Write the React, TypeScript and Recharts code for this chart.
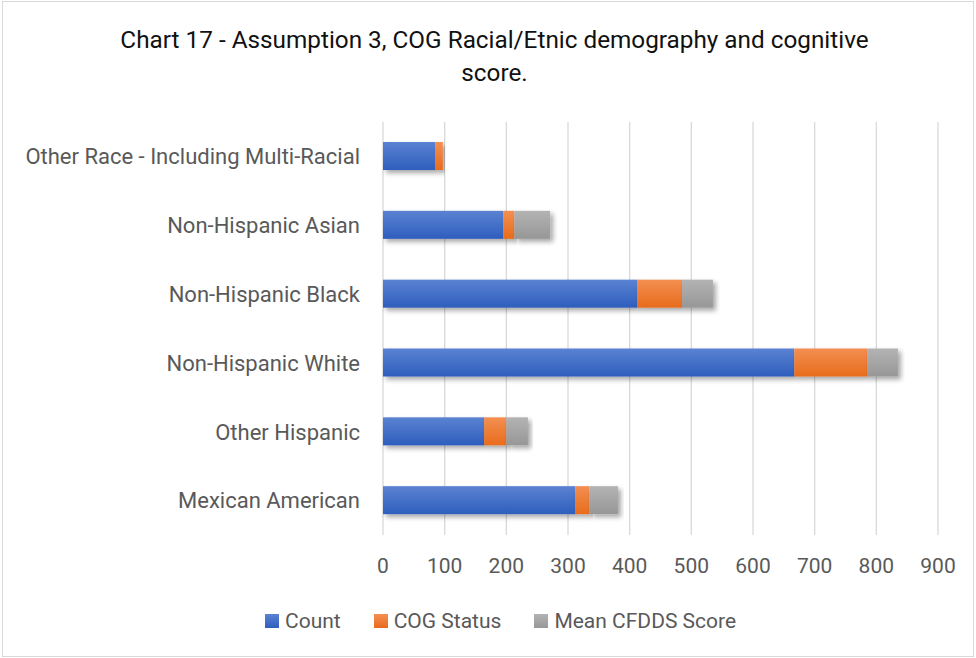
import { BarChart, Bar, XAxis, YAxis, CartesianGrid } from 'recharts';

// Racial / ethnic groups, listed top to bottom as on the chart
const groups = [
    'Other Race - Including Multi-Racial',
    'Non-Hispanic Asian',
    'Non-Hispanic Black',
    'Non-Hispanic White',
    'Other Hispanic',
    'Mexican American',
];

const countValues = [85, 195, 412, 667, 164, 312];
const cogStatusValues = [12, 18, 73, 118, 36, 23];
const meanCfddsValues = [0, 58, 50, 50, 35, 46];

const xTicks = [0, 100, 200, 300, 400, 500, 600, 700, 800, 900];

const seriesInfo = [
    { key: 'count', name: 'Count', grad: 'gradBlue', top: '#5b82d2', bottom: '#2e5ebd' },
    { key: 'cog', name: 'COG Status', grad: 'gradOrange', top: '#f38f52', bottom: '#e86c1b' },
    { key: 'cfdds', name: 'Mean CFDDS Score', grad: 'gradGray', top: '#b3b3b3', bottom: '#979797' },
];

const chartData = groups.map((g, i) => ({
    group: g,
    count: countValues[i],
    cog: cogStatusValues[i],
    cfdds: meanCfddsValues[i],
}));

const FONT = 'Roboto, "Open Sans", sans-serif';
const AXIS_TEXT = '#595959';

// bar segment with gradient fill and a soft drop shadow
const ShadowBar = (props: any) => {
    const { x, y, width, height, fill } = props;
    if (!width || width <= 0) return null;
    return <rect x={x} y={y} width={width} height={height} fill={fill} filter="url(#barShadow)" />;
};

export default function App() {
    return (
        <div style={{ position: 'absolute', left: 0, top: 0, width: 976, height: 658, background: '#fff' }}>
            {/* chart frame */}
            <div style={{ position: 'absolute', left: 2, top: 1, width: 970, height: 654, border: '1px solid #d9d9d9' }}></div>

            <div
                style={{
                    position: 'absolute',
                    left: 0,
                    top: 24,
                    width: 989,
                    textAlign: 'center',
                    fontFamily: FONT,
                    fontSize: 24.3,
                    lineHeight: '32.7px',
                    color: '#111',
                }}
            >
                Chart 17 - Assumption 3, COG Racial/Etnic demography and cognitive
                <br />
                score.
            </div>

            <BarChart
                width={976}
                height={658}
                data={chartData}
                layout="vertical"
                margin={{ top: 122, right: 38, bottom: 0, left: 0 }}
                style={{ position: 'absolute', left: 0, top: 0 }}
            >
                <defs>
                    {seriesInfo.map(s => (
                        <linearGradient key={s.grad} id={s.grad} x1="0" y1="0" x2="0" y2="1">
                            <stop offset="0%" stopColor={s.top} />
                            <stop offset="100%" stopColor={s.bottom} />
                        </linearGradient>
                    ))}
                    <filter id="barShadow" x="-10%" y="-30%" width="130%" height="180%">
                        <feDropShadow dx="3" dy="3" stdDeviation="2.5" floodColor="#000" floodOpacity="0.35" />
                    </filter>
                </defs>

                <CartesianGrid horizontal={false} stroke="#d9d9d9" strokeWidth={1.3} />
                <XAxis
                    type="number"
                    domain={[0, 900]}
                    ticks={xTicks}
                    interval={0}
                    axisLine={false}
                    tickLine={false}
                    tickSize={0}
                    tickMargin={23}
                    height={123}
                    tick={{ fill: AXIS_TEXT, fontSize: 21, fontFamily: FONT }}
                />
                <YAxis
                    type="category"
                    dataKey="group"
                    width={383}
                    axisLine={false}
                    tickLine={false}
                    tickSize={0}
                    tickMargin={23}
                    interval={0}
                    tick={{ fill: AXIS_TEXT, fontSize: 22, fontFamily: FONT }}
                />

                {seriesInfo.map(s => (
                    <Bar
                        key={s.key}
                        dataKey={s.key}
                        name={s.name}
                        stackId="a"
                        fill={`url(#${s.grad})`}
                        barSize={28}
                        shape={<ShadowBar />}
                        isAnimationActive={false}
                    />
                ))}
            </BarChart>

            {/* legend */}
            <div
                style={{
                    position: 'absolute',
                    left: 265,
                    top: 606,
                    display: 'flex',
                    gap: 33,
                    fontFamily: FONT,
                    fontSize: 21,
                    lineHeight: '30px',
                    color: AXIS_TEXT,
                }}
            >
                {seriesInfo.map(s => (
                    <div key={s.key} style={{ display: 'flex', alignItems: 'center', gap: 6 }}>
                        <span style={{ width: 14, height: 14, background: `linear-gradient(${s.top}, ${s.bottom})`, display: 'inline-block' }}></span>
                        <span>{s.name}</span>
                    </div>
                ))}
            </div>
        </div>
    );
}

——

Challenge:
Please quote the lines of the material, beginning with the first and ending with the one that contains "XAxis, YAxis, CartesianGrid", exactly as written and without any pictures.

Finished task:
Write the React, TypeScript and Recharts code for this chart.
import { BarChart, Bar, XAxis, YAxis, CartesianGrid } from 'recharts';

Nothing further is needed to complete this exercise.